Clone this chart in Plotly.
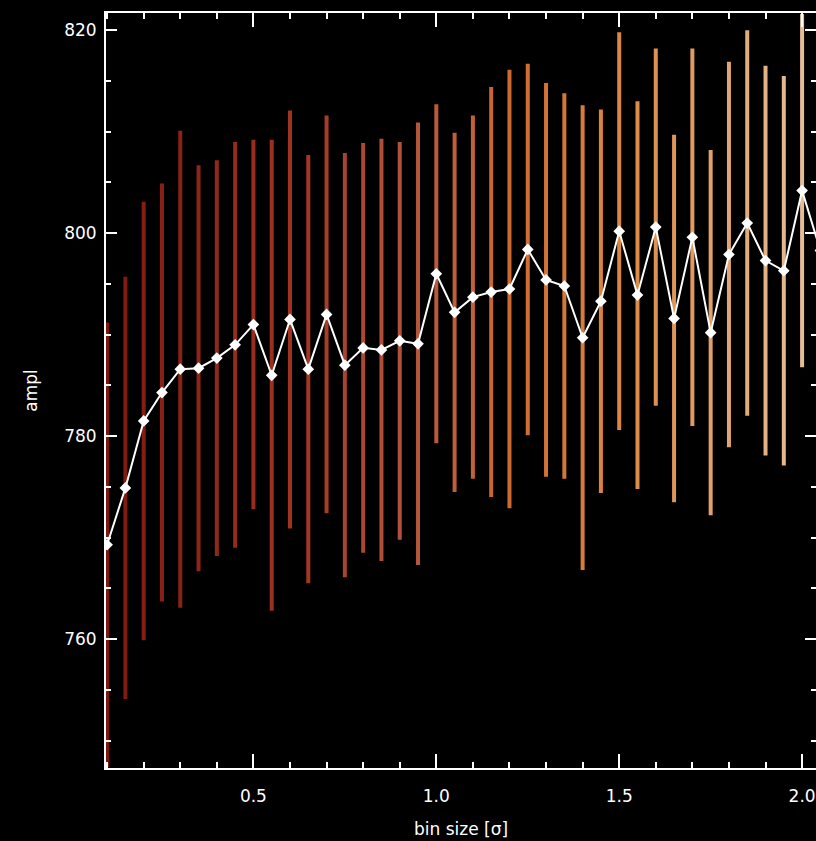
import plotly.graph_objects as go

# ---- data ----
bin_size = [0.10, 0.15, 0.20, 0.25, 0.30, 0.35, 0.40, 0.45, 0.50, 0.55,
            0.60, 0.65, 0.70, 0.75, 0.80, 0.85, 0.90, 0.95, 1.00, 1.05,
            1.10, 1.15, 1.20, 1.25, 1.30, 1.35, 1.40, 1.45, 1.50, 1.55,
            1.60, 1.65, 1.70, 1.75, 1.80, 1.85, 1.90, 1.95, 2.00, 2.05]
ampl = [769.3, 774.9, 781.5, 784.3, 786.6, 786.7, 787.7, 789.0, 791.0, 786.0,
        791.5, 786.6, 792.0, 787.0, 788.7, 788.5, 789.4, 789.1, 796.0, 792.2,
        793.7, 794.2, 794.5, 798.4, 795.4, 794.8, 789.7, 793.3, 800.2, 793.9,
        800.6, 791.6, 799.6, 790.2, 797.9, 801.0, 797.3, 796.3, 804.2, 798.3]
ampl_err = [21.9, 20.8, 21.6, 20.6, 23.5, 20.0, 19.5, 20.0, 18.2, 23.2,
            20.6, 21.1, 19.6, 20.9, 20.2, 20.8, 19.6, 21.8, 16.7, 17.7,
            17.9, 20.2, 21.6, 18.3, 19.4, 19.0, 22.9, 18.9, 19.6, 19.1,
            17.6, 18.1, 18.6, 18.0, 19.0, 19.0, 19.2, 19.2, 17.4, 18.0]
x_ticks = [0.5, 1.0, 1.5, 2.0]
x_ticklabels = ["0.5", "1.0", "1.5", "2.0"]
y_ticks = [760, 780, 800, 820]
y_ticklabels = ["760", "780", "800", "820"]

# ---- colour ramp for the error bars (style) ----
stops = [(0.10, (125, 24, 16)), (0.60, (160, 50, 32)), (0.90, (178, 82, 62)),
         (1.20, (205, 105, 50)), (1.50, (220, 135, 65)), (1.80, (225, 165, 115)),
         (2.05, (232, 195, 160))]


def ramp(v):
    for (a, ca), (b, cb) in zip(stops[:-1], stops[1:]):
        if v <= b:
            t = 0 if b == a else max(0.0, (v - a) / (b - a))
            c = [round(ca[i] + (cb[i] - ca[i]) * t) for i in range(3)]
            return "rgb(%d,%d,%d)" % tuple(c)
    return "rgb(%d,%d,%d)" % stops[-1][1]


fig = go.Figure()

for xv, yv, ev in zip(bin_size, ampl, ampl_err):
    col = ramp(xv)
    fig.add_trace(go.Scatter(
        x=[xv], y=[yv], mode="markers",
        marker=dict(size=1, color="rgba(0,0,0,0)"),
        error_y=dict(type="data", array=[ev], visible=True,
                     color=col, thickness=4, width=0),
        showlegend=False, hoverinfo="skip"))

fig.add_trace(go.Scatter(
    x=bin_size, y=ampl, mode="lines+markers",
    line=dict(color="white", width=2),
    marker=dict(symbol="diamond", size=9, color="white"),
    showlegend=False))

# invisible trace to carry the right-hand tick axis
fig.add_trace(go.Scatter(
    x=bin_size, y=ampl, yaxis="y2", mode="markers",
    marker=dict(size=1, color="rgba(0,0,0,0)"),
    showlegend=False, hoverinfo="skip"))

y_range = [747.3, 821.7]
font = dict(family="DejaVu Sans", size=17, color="white")

fig.update_layout(
    width=816, height=841,
    paper_bgcolor="black", plot_bgcolor="black",
    margin=dict(l=106, r=0, t=13, b=73),
    font=font,
    xaxis=dict(
        range=[0.097, 2.038],
        tickmode="array", tickvals=x_ticks, ticktext=x_ticklabels,
        ticks="inside", ticklen=14, tickwidth=2, tickcolor="white",
        minor=dict(dtick=0.1, ticks="inside", ticklen=6, tickwidth=2, tickcolor="white"),
        showline=True, linecolor="white", linewidth=2, mirror="ticks",
        showgrid=False, zeroline=False,
        ticklabelstandoff=12,
        tickfont=font,
        title=dict(text="bin size [σ]", font=font, standoff=18),
        automargin=False,
    ),
    yaxis=dict(
        range=y_range,
        tickmode="array", tickvals=y_ticks, ticktext=y_ticklabels,
        ticks="inside", ticklen=11, tickwidth=2, tickcolor="white",
        minor=dict(dtick=5, ticks="inside", ticklen=5, tickwidth=2, tickcolor="white"),
        showline=True, linecolor="white", linewidth=2, mirror=False,
        showgrid=False, zeroline=False,
        ticklabelstandoff=4,
        tickfont=font,
        title=dict(text="ampl", font=font, standoff=22),
        automargin=False,
    ),
    yaxis2=dict(
        range=y_range, overlaying="y", side="right",
        tickmode="array", tickvals=y_ticks, showticklabels=False,
        ticks="inside", ticklen=11, tickwidth=2, tickcolor="white",
        minor=dict(dtick=5, ticks="inside", ticklen=5, tickwidth=2, tickcolor="white"),
        showline=False, showgrid=False, zeroline=False,
    ),
)

fig.write_html("out.html")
========================================================================
- [Requirements]: Repeat exactly and only the lines from the start of the data above through the line that holds "import plotly.graph_objects as go", inclusive. Pictures do not belong in the copy.

- [Response]:
Clone this chart in Plotly.
import plotly.graph_objects as go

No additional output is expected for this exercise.